Üç sayfalık uzun bir metin olan rüya. Rüya içinde rüya gördüm, üçüncü katmana inecektim ki, rüyada yangın çıktı. Kadının biri alevlere suyu dökeceğine üzerime döktü. Alev gibiysem demek ki. Uyandım. Ve hemen kaleme aldım. 2 öykü, 3 şiir çıktı içinden. Bereket versin. Rüya da olmasa şiir yazamayacaz.
yaklaşık yirmi yıl önce kaybettiğim babamın bugün rüyamda tekrar öldüğünü ve cenaze hazırlıklarını gördüm. benim için çok ilginçti. şu an ki yasimdaydim ve üzgün değildim. sadace çok saskindim çocukluğumda ki gibi. ve yıllardır en çok uzuldugum şey de babamın öldüğünü sezdigim o kalabalık kaos günü aglamamis olmamdır. keşke rüyamda bari hüngür hüngür aglayabilseydim.
ruyamda agzimda bir sac teli var bir turlu cikaramiyorum.
off tutuyorum cektikce kalinlasiyor cektikce cogaliyor cektikce uzuyor.
bogaz midemden o cekilme hissi geliyor ben cektikce saclar agzimdan cogalarak cikiyor.
bolgesel kelligim var arkadaslar.bu durumu takinti hic yapmam. ama cikan uzun siyah kadin saci.
Babam ölüyordu sonra da etinden konserve yaptılar. Marketleden toplayabildiğim kadar konserve topluyordum delirmiş gibi. Sonra babam bir anda geldi ve o konservelerden birini yedi. Mal gibi uyanmıştım o gün.
birkaç sene önce dizi şeklinde gördüğüm rüyadır. birkaç gün arayla yeni bölümünü görüyordum. sallamıyorum ha cidden böyleydi o yüzden tuhaf diyorum zaten. köyü teröristler basıyordu. biz de mücadele ediyorduk ama her bölümde farklı şekilde oluyordu baskın, bazen önceden haber alıp savunmaya geçiyorduk bazen aniden basıyordu ne yapacağımızı bilmiyorduk.
Acayip saçma salak bir rüyaydı. Birisi derinden bir sesle gel bir plak yapsak bir Eminem bir de riki Martin gerek gel bu plağı bozsak bir tornavida bir çekiç gerek diyordu.
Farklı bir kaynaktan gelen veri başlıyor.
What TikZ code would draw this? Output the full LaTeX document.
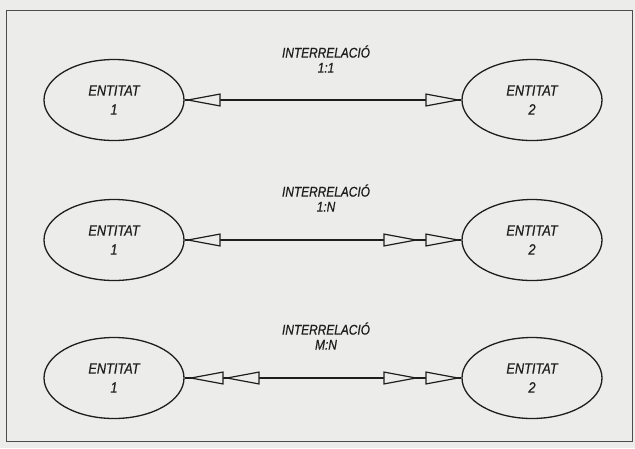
\documentclass[tikz,border=0pt]{standalone}
\usepackage{fontspec}
\newfontfamily\narrowfont[FakeStretch=0.85,FakeBold=0.7]{Liberation Sans}
\usetikzlibrary{arrows.meta,shapes.geometric}
\definecolor{paper}{HTML}{ECECEA}
\definecolor{ink}{HTML}{1E1E1E}
\tikzset{
  entity/.style={ellipse, draw=ink, line width=1.3pt, minimum width=140pt, minimum height=81pt, inner sep=0pt,
    align=center, font=\narrowfont\itshape\fontsize{15}{19}\selectfont, text=ink},
  relabel/.style={align=center, inner sep=0pt, font=\narrowfont\itshape\fontsize{14}{15}\selectfont, text=ink},
  tri/.tip={Triangle[length=36pt, width=13pt, line width=1.2pt, fill=paper]},
  link/.style={draw=ink, line width=1.3pt, preaction={draw=ink, line width=1.3pt, arrows=-}}
}
\begin{document}
\begin{tikzpicture}[x=1pt,y=-1pt]
\useasboundingbox (0,0) rectangle (635,448);
\fill[paper] (0,0) rectangle (635,448);
\draw[gray!60!black, line width=0.9pt] (6,10) rectangle (632,441);
% row 1
\node[entity] (a1) at (114,100) {ENTITAT\\1};
\node[entity] (b1) at (532,100) {ENTITAT\\2};
\node[relabel] (r1) at (326,59) {INTERRELACIÓ\\1:1};
\draw[link, {tri}-{tri}] (a1) -- (b1);
% row 2
\node[entity] (a2) at (114,240) {ENTITAT\\1};
\node[entity] (b2) at (532,240) {ENTITAT\\2};
\node[relabel] (r2) at (326,198) {INTERRELACIÓ\\1:N};
\draw[link, {tri}-{tri[sep=6pt]tri}] (a2) -- (b2);
% row 3
\node[entity] (a3) at (114,378) {ENTITAT\\1};
\node[entity] (b3) at (532,378) {ENTITAT\\2};
\node[relabel] (r3) at (326,336) {INTERRELACIÓ\\M:N};
\draw[link, {tri[sep=3pt]tri}-{tri[sep=6pt]tri}] (a3) -- (b3);
\end{tikzpicture}
\end{document}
Uff acilen güneşin altında çalışmayı bırakmalıyım.
en son rüyamı 6 yaşında gördüm onda da ışığın etrafında bütün peluşlar dönüyordu sonra da gördüğümü hiç hatırlamıyorum üzücü biraz. keşke rüya görebilsem hatırlayabilsem.
Yakın zamanlarda gerçekten ölmüş olan bir komşumuzun evindeydik. Evde eşi, bir komşumuz daha ve görmediğimiz, bilmediğimiz biri olan kenan diye genç bir akrabaları vardı. (Normalde kenan diye bir tanıdığımız var ama bizim hemşehrimiz, onların değil.)
Annem biber dolması getirmişti ve çantasıyla birlikte koltuğun altına koydu. *
Diğer komşumuz "birkaç tane yiyelim" dedi. Sonrasında anmemin çantasını açtığını ve içinin bomboş olduğunu, cüzdan vs. Yerine ıslak bez tepilmiş olduğunu gördüm. Annem ağlıyor, bağırıyordu "çantamdakileri çalmışlar" diye.
Bunu da o kenan isimli tanımadığımız kişi yapmış ve sırra kadem basmış. Annem, merhum komşumuzun eşine "bir arayın konuşun" diyordu. O da "ben ne yapabilirim, almış kaçmış bir daha telefonu açar mı" diyordu.